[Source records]
## Begin
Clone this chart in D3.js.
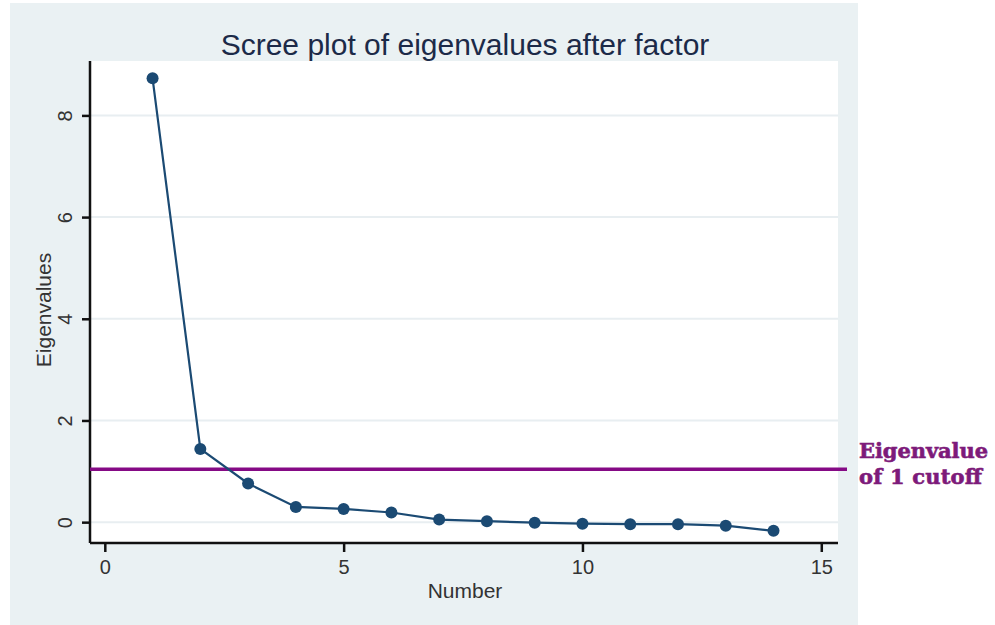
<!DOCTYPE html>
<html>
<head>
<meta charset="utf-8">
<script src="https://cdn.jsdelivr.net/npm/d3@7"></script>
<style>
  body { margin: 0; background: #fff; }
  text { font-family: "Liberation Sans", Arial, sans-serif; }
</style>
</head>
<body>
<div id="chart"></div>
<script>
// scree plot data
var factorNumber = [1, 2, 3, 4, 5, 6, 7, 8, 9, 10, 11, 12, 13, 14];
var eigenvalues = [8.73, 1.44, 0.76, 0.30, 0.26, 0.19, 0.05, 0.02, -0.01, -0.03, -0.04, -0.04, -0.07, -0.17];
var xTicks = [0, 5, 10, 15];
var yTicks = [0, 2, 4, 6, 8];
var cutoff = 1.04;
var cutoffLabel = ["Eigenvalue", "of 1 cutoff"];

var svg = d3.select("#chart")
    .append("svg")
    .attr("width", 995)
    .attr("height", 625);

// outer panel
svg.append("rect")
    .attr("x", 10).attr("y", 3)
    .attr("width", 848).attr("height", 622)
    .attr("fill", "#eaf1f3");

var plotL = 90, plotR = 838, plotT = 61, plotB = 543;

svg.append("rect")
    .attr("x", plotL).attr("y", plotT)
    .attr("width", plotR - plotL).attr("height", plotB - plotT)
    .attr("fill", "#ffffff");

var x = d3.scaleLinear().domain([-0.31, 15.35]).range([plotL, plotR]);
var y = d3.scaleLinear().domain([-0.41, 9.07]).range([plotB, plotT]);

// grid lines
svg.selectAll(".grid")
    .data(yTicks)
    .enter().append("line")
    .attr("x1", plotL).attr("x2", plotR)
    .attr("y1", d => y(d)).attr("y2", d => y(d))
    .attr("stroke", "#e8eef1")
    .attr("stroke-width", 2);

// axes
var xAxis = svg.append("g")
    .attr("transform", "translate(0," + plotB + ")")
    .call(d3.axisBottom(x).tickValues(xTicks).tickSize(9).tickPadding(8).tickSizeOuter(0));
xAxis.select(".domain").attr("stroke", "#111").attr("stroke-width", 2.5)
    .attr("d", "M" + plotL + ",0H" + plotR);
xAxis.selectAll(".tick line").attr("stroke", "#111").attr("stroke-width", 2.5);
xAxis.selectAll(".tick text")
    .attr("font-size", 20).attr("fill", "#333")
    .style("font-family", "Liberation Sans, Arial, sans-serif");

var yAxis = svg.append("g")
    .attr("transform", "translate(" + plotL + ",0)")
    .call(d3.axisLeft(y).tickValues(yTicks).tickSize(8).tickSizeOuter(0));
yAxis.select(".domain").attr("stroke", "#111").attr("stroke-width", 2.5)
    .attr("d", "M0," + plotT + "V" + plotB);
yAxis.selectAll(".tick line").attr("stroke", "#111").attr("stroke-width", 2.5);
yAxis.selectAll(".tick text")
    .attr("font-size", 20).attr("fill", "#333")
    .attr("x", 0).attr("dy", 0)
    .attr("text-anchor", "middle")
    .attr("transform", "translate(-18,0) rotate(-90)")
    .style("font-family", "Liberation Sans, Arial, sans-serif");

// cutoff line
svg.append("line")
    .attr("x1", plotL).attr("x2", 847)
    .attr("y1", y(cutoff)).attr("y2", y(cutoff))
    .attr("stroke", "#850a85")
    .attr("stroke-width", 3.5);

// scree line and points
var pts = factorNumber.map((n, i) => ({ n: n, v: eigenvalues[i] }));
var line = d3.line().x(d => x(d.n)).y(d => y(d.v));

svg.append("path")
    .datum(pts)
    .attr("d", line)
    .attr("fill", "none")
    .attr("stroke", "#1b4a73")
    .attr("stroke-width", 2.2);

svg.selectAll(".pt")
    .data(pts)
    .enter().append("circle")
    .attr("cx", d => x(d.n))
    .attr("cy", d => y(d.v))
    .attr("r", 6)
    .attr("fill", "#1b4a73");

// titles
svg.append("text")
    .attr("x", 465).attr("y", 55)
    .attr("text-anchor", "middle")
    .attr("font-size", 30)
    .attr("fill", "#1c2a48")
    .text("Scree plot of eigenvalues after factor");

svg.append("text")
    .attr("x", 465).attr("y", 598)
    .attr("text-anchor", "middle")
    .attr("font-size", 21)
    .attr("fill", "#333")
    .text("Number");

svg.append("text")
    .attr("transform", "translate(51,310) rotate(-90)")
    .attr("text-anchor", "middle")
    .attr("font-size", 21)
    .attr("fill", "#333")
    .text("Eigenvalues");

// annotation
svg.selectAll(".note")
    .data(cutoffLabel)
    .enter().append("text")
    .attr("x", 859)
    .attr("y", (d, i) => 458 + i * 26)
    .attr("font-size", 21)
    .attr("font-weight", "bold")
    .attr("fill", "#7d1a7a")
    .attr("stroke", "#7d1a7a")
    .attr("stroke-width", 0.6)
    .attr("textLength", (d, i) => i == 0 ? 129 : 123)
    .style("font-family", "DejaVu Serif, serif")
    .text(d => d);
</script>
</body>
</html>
## End
## Begin
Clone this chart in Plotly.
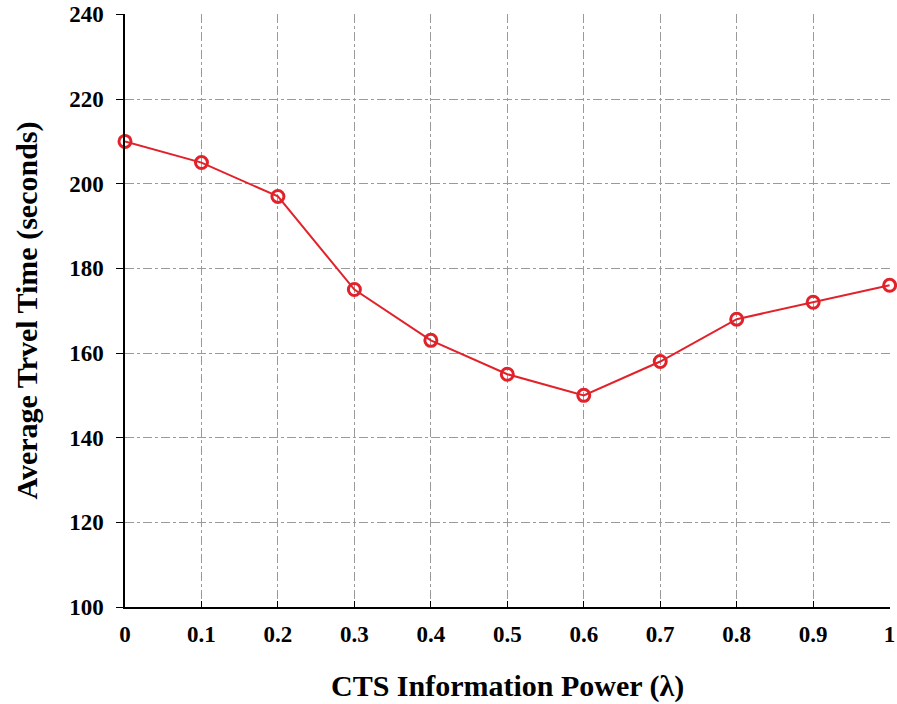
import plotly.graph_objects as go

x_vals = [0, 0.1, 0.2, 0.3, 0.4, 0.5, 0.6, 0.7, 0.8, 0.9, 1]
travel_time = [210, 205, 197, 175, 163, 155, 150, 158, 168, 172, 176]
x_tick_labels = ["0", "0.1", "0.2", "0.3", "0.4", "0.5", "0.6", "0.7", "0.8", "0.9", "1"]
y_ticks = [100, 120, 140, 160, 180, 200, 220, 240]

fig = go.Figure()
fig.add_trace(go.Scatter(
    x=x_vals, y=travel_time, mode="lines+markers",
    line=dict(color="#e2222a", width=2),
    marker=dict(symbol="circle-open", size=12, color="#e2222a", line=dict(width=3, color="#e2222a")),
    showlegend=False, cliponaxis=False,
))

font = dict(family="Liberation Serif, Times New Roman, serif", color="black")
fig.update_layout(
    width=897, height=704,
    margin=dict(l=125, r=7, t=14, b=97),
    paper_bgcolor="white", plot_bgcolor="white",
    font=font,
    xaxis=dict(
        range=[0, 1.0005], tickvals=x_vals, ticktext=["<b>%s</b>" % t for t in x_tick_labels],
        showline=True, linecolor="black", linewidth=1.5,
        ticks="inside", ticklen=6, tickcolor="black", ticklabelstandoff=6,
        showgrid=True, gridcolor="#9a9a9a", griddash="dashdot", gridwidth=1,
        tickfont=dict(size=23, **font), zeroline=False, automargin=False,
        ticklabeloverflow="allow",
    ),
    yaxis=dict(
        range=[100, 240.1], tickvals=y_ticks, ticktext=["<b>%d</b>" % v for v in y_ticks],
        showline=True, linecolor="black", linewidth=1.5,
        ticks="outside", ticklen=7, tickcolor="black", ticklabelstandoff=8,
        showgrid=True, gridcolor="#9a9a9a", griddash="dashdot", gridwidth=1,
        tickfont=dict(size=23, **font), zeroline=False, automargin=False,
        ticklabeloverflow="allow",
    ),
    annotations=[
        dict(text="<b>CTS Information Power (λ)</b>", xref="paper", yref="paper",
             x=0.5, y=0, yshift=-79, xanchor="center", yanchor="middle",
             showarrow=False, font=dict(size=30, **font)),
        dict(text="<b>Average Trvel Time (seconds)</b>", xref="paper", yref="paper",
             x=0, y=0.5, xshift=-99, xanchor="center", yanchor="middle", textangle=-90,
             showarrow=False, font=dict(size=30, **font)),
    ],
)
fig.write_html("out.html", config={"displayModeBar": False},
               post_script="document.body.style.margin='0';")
## End
# [Task instructions]
Transcribe only the lines from the line holding "Clone this chart in Plotly." through the line holding "import plotly.graph_objects as go", inclusive, without any of the pictures.

# [Response]
Clone this chart in Plotly.
import plotly.graph_objects as go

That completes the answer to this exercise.